The wisdom of the crowd is the phrase used to describe how we can expect better decisions from a large group of people than from just a few individuals. In theory, a thousand people from a diverse range of backgrounds should make better choices than just one or two experts, but how do businesses use this idea effectively?
Product Ratings and Recommendations
There’s something reassuring about seeing a large number of positive reviews on a product you’re about to buy or a service you want to use. While a smaller number of reviews from experts might seem to carry more weight, people like to see many different reviews from others who have tried it and are happy to pass on their own experiences.
The same theory can also be applied to the product recommendations that pop up on the screen on ecommerce sites like eBay and Amazon. While the ideal approach is to provide a range of suggestions based on the customer’s own search history and previous purchases, if this isn’t yet available then it makes sense to let them see the products that others are interested in, especially those with a similar profile.
Copy Trading Investments
Investing used to be a deeply personal experience, with decisions made based on the person’s own research and instincts. Yet, as online investing has made it more accessible to more people, a need has arisen for easy access to recommended products and assets that anyone can use without any fuss. This is where social trading and copy trading have become popular, as they offer investors a way to look at what others have done.

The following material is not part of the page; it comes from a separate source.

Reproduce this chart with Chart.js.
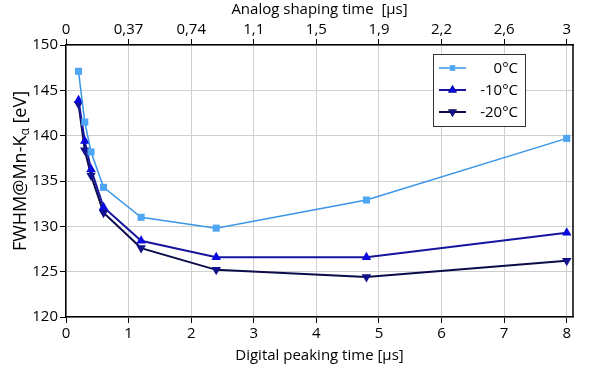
<!DOCTYPE html>
<html>
<head>
<meta charset="utf-8">
<script src="https://cdn.jsdelivr.net/npm/chart.js@4.4.1/dist/chart.umd.min.js"></script>
<style>
  html, body { margin: 0; padding: 0; background: #ffffff; }
  #wrap { width: 600px; height: 368px; position: relative; }
</style>
</head>
<body>
<div id="wrap"><canvas id="c" width="600" height="368"></canvas></div>
<script>
// Digital peaking time [µs]
const peakingTimes = [0.2, 0.3, 0.4, 0.6, 1.2, 2.4, 4.8, 8];
// FWHM @ Mn-Kα [eV]
const fwhm0C   = [147.1, 141.5, 138.2, 134.3, 131.0, 129.8, 132.9, 139.7];
const fwhmM10C = [143.9, 139.4, 136.3, 132.1, 128.4, 126.6, 126.6, 129.3];
const fwhmM20C = [143.5, 138.4, 135.6, 131.5, 127.6, 125.2, 124.4, 126.2];
const seriesLabels = ['0°C', '-10°C', '-20°C'];
// Top axis labels (analog shaping time, µs), one per bottom integer tick
const analogTickLabels = ['0', '0,37', '0,74', '1,1', '1,5', '1,9', '2,2', '2,6', '3'];
const bottomTitle = 'Digital peaking time [µs]';
const topTitle = 'Analog shaping time  [µs]';
const yTitleMain = 'FWHM@Mn-K';
const yTitleSub = 'α';
const yTitleEnd = ' [eV]';

const TICK_FONT = { family: 'Open Sans', size: 15 };
const pts = (xs, ys) => xs.map((x, i) => ({ x: x, y: ys[i] }));

const colors = [
  { line: '#3a95e8', point: '#4fa6f2' },
  { line: '#15159e', point: '#0a0ae0' },
  { line: '#0b0b4a', point: '#12128a' }
];

const datasets = [
  { label: seriesLabels[0], data: pts(peakingTimes, fwhm0C), borderColor: colors[0].line, backgroundColor: colors[0].point,
    pointBackgroundColor: colors[0].point, pointBorderColor: colors[0].point, borderWidth: 1.5, pointStyle: 'rect', pointRadius: 5, pointBorderWidth: 0, pointRotation: 0 },
  { label: seriesLabels[1], data: pts(peakingTimes, fwhmM10C), borderColor: colors[1].line, backgroundColor: colors[1].point,
    pointBackgroundColor: colors[1].point, pointBorderColor: colors[1].point, borderWidth: 2, pointStyle: 'triangle', pointRadius: 5.5, pointBorderWidth: 0, pointRotation: 0 },
  { label: seriesLabels[2], data: pts(peakingTimes, fwhmM20C), borderColor: colors[2].line, backgroundColor: colors[2].point,
    pointBackgroundColor: colors[2].point, pointBorderColor: colors[2].point, borderWidth: 2, pointStyle: 'triangle', pointRadius: 5.5, pointBorderWidth: 0, pointRotation: 180 }
];

const decorPlugin = {
  id: 'decor',
  afterDraw(chart) {
    const ctx = chart.ctx;
    const a = chart.chartArea;
    ctx.save();
    // right frame line
    ctx.strokeStyle = '#000';
    ctx.lineWidth = 1.5;
    ctx.beginPath();
    ctx.moveTo(a.right, a.top);
    ctx.lineTo(a.right, a.bottom);
    ctx.stroke();

    // axis titles
    ctx.fillStyle = '#000';
    ctx.textAlign = 'center';
    ctx.textBaseline = 'middle';
    ctx.font = '15px "Open Sans"';
    const cx = (a.left + a.right) / 2;
    ctx.fillText(topTitle, cx, 10);
    ctx.fillText(bottomTitle, cx, 356);

    // y title with subscript alpha
    ctx.save();
    ctx.translate(26, 171);
    ctx.rotate(-Math.PI / 2);
    ctx.textBaseline = 'alphabetic';
    ctx.textAlign = 'left';
    const mainFont = '18px "Open Sans"';
    const subFont = '12px "Open Sans"';
    ctx.font = mainFont;
    const w1 = ctx.measureText(yTitleMain).width;
    const w3 = ctx.measureText(yTitleEnd).width;
    ctx.font = subFont;
    const w2 = ctx.measureText(yTitleSub).width;
    const total = w1 + w2 + w3;
    let x0 = -total / 2;
    ctx.font = mainFont;
    ctx.fillText(yTitleMain, x0, 0);
    ctx.font = subFont;
    ctx.fillText(yTitleSub, x0 + w1, 3);
    ctx.font = mainFont;
    ctx.fillText(yTitleEnd, x0 + w1 + w2, 0);
    ctx.restore();

    // legend
    const lx = 433.5, ly = 54.5, lw = 92, lh = 72;
    ctx.fillStyle = '#fff';
    ctx.fillRect(lx, ly, lw, lh);
    ctx.strokeStyle = '#333';
    ctx.lineWidth = 1;
    ctx.strokeRect(lx, ly, lw, lh);
    const rows = [68, 90, 112];
    chart.data.datasets.forEach((ds, i) => {
      const y = rows[i];
      ctx.strokeStyle = ds.borderColor;
      ctx.lineWidth = ds.borderWidth;
      ctx.beginPath();
      ctx.moveTo(439, y);
      ctx.lineTo(466, y);
      ctx.stroke();
      Chart.helpers.drawPoint(ctx, {
        pointStyle: ds.pointStyle, rotation: ds.pointRotation, radius: ds.pointStyle === 'rect' ? 4 : 5,
        borderWidth: 0
      }, 452.5, y);
      ctx.fillStyle = ds.pointBackgroundColor;
      ctx.fill();
      ctx.fillStyle = '#000';
      ctx.font = '15px "Open Sans"';
      ctx.textAlign = 'right';
      ctx.textBaseline = 'middle';
      ctx.fillText(ds.label, 518, y + 1);
    });
    ctx.restore();
  }
};

new Chart(document.getElementById('c'), {
  type: 'line',
  data: { datasets: datasets },
  plugins: [decorPlugin],
  options: {
    responsive: false,
    animation: false,
    devicePixelRatio: 1,
    layout: { padding: { left: 0, right: 27, top: 0, bottom: 0 } },
    plugins: { legend: { display: false }, tooltip: { enabled: false } },
    elements: { line: { tension: 0 } },
    scales: {
      x: {
        type: 'linear', position: 'bottom', min: 0, max: 8.1,
        ticks: { stepSize: 1, includeBounds: false, color: '#000', font: TICK_FONT, padding: 2, maxRotation: 0 },
        grid: { color: '#cfcfcf', lineWidth: 1, tickColor: '#000', tickLength: 6 },
        border: { color: '#000', width: 1.5 },
        afterFit(s) { s.height = 51; }
      },
      x2: {
        type: 'linear', position: 'top', min: 0, max: 8.1,
        ticks: { stepSize: 1, includeBounds: false, color: '#000', font: TICK_FONT, padding: 0, maxRotation: 0,
          callback: (v, i) => analogTickLabels[i] },
        grid: { drawOnChartArea: false, tickColor: '#000', tickLength: 6 },
        border: { color: '#000', width: 1.5 },
        afterFit(s) { s.height = 45; }
      },
      y: {
        type: 'linear', position: 'left', min: 120, max: 150,
        ticks: { stepSize: 5, color: '#000', font: TICK_FONT, padding: 2 },
        grid: { color: '#cfcfcf', lineWidth: 1, tickColor: '#000', tickLength: 6 },
        border: { color: '#000', width: 1.5 },
        afterFit(s) { s.width = 66; }
      }
    }
  }
});
</script>
</body>
</html>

In this way, a new investor can look for patterns across a large number of experienced users, to see what might suit them. In this eToro review, we see that this is one of the biggest social trading communities in the investing world. Investors can copy the trades of the existing users, or else they can look to make money by letting other people access their own accounts and choose whether to copy the moves that they make.
Generating New Product Ideas
Coming up with an idea for a new product is one of the most challenging aspects of any business, as they want to provide something fresh and exciting that will appeal to new and existing clients. Yet, there have been many disastrous product launches over the years, from Google Glass to Cheetos lip balm and the various versions of famous soft drinks that no one wanted or asked for.
This is why Procter & Gamble launched an Indiegogo crowdfunding campaign for their new Gillette razor, designed with a warming bar to heat the cartridge. They didn’t need to raise money to produce it, but they wanted to gauge the public’s reaction to the prototype before putting it into mass production. Lego has also famously used the wisdom of the crowd to discuss new product ideas with over 1.5 million fans of the building blocks.
Businesses will continue to look for useful ways of finding out what large groups of people think and then using this information for different purposes, which should benefit us all in the long run.